(Requirement): Retype nothing but the lines from the start of the material up to and including the line with "28, fontFamily: font". Pictures don't belong in the copy.

— START OF Data lines —

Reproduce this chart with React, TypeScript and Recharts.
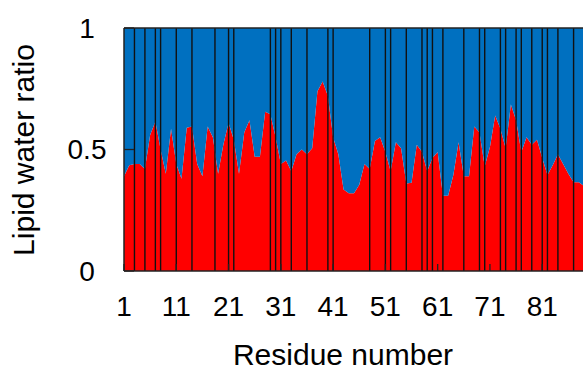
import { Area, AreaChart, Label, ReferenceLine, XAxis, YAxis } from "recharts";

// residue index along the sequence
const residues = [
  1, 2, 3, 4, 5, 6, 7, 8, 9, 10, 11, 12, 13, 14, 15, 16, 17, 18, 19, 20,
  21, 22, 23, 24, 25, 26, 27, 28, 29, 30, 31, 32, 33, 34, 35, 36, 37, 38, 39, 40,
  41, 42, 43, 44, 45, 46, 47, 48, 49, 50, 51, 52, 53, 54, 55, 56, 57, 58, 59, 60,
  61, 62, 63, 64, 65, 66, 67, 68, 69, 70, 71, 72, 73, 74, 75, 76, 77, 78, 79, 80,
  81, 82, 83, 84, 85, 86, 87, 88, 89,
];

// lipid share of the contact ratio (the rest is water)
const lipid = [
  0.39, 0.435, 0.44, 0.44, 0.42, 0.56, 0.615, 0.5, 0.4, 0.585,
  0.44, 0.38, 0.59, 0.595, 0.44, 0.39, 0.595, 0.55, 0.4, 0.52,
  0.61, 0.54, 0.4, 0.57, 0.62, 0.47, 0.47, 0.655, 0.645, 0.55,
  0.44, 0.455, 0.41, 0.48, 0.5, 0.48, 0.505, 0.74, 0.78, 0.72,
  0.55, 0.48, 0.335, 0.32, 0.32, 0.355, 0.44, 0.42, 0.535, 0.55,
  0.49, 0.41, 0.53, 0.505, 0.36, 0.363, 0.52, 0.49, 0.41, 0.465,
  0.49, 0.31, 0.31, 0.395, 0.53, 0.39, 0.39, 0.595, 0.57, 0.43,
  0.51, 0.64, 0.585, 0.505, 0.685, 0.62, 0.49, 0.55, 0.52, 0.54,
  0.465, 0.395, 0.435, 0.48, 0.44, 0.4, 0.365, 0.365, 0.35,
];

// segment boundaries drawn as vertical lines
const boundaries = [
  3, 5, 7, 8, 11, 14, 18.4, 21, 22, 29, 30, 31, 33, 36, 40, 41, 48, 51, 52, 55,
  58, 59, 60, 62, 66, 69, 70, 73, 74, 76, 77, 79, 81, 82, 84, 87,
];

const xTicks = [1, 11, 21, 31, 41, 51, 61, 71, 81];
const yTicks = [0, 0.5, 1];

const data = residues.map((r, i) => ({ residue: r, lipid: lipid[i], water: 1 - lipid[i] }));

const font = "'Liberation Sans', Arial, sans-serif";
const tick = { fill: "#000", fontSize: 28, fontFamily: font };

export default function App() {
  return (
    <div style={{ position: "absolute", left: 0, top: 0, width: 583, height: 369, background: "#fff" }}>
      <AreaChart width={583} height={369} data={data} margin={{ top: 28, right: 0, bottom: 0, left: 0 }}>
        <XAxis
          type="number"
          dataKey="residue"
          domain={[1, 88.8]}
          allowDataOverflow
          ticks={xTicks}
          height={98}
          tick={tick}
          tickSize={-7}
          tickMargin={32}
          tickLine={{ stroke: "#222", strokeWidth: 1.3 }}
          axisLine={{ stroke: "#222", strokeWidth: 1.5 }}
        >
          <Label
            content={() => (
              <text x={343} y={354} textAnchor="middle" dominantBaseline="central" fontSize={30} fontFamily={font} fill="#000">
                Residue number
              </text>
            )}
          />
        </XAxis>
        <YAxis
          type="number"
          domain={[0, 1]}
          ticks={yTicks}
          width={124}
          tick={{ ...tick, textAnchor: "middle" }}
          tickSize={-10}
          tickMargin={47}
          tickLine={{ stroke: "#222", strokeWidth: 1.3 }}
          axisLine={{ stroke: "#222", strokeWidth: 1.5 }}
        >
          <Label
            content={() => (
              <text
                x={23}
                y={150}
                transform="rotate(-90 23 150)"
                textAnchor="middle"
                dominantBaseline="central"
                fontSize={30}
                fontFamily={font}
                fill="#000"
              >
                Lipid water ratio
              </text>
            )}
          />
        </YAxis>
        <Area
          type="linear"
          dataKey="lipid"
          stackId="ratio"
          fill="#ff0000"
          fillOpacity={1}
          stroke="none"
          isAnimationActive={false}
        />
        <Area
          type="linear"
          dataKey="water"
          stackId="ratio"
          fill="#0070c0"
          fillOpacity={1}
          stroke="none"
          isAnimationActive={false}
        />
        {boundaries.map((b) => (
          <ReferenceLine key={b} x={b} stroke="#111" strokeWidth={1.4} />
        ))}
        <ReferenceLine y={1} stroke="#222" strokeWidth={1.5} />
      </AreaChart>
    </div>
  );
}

— END OF Data lines —

(Complete answer):
Reproduce this chart with React, TypeScript and Recharts.
import { Area, AreaChart, Label, ReferenceLine, XAxis, YAxis } from "recharts";

// residue index along the sequence
const residues = [
  1, 2, 3, 4, 5, 6, 7, 8, 9, 10, 11, 12, 13, 14, 15, 16, 17, 18, 19, 20,
  21, 22, 23, 24, 25, 26, 27, 28, 29, 30, 31, 32, 33, 34, 35, 36, 37, 38, 39, 40,
  41, 42, 43, 44, 45, 46, 47, 48, 49, 50, 51, 52, 53, 54, 55, 56, 57, 58, 59, 60,
  61, 62, 63, 64, 65, 66, 67, 68, 69, 70, 71, 72, 73, 74, 75, 76, 77, 78, 79, 80,
  81, 82, 83, 84, 85, 86, 87, 88, 89,
];

// lipid share of the contact ratio (the rest is water)
const lipid = [
  0.39, 0.435, 0.44, 0.44, 0.42, 0.56, 0.615, 0.5, 0.4, 0.585,
  0.44, 0.38, 0.59, 0.595, 0.44, 0.39, 0.595, 0.55, 0.4, 0.52,
  0.61, 0.54, 0.4, 0.57, 0.62, 0.47, 0.47, 0.655, 0.645, 0.55,
  0.44, 0.455, 0.41, 0.48, 0.5, 0.48, 0.505, 0.74, 0.78, 0.72,
  0.55, 0.48, 0.335, 0.32, 0.32, 0.355, 0.44, 0.42, 0.535, 0.55,
  0.49, 0.41, 0.53, 0.505, 0.36, 0.363, 0.52, 0.49, 0.41, 0.465,
  0.49, 0.31, 0.31, 0.395, 0.53, 0.39, 0.39, 0.595, 0.57, 0.43,
  0.51, 0.64, 0.585, 0.505, 0.685, 0.62, 0.49, 0.55, 0.52, 0.54,
  0.465, 0.395, 0.435, 0.48, 0.44, 0.4, 0.365, 0.365, 0.35,
];

// segment boundaries drawn as vertical lines
const boundaries = [
  3, 5, 7, 8, 11, 14, 18.4, 21, 22, 29, 30, 31, 33, 36, 40, 41, 48, 51, 52, 55,
  58, 59, 60, 62, 66, 69, 70, 73, 74, 76, 77, 79, 81, 82, 84, 87,
];

const xTicks = [1, 11, 21, 31, 41, 51, 61, 71, 81];
const yTicks = [0, 0.5, 1];

const data = residues.map((r, i) => ({ residue: r, lipid: lipid[i], water: 1 - lipid[i] }));

const font = "'Liberation Sans', Arial, sans-serif";
const tick = { fill: "#000", fontSize: 28, fontFamily: font };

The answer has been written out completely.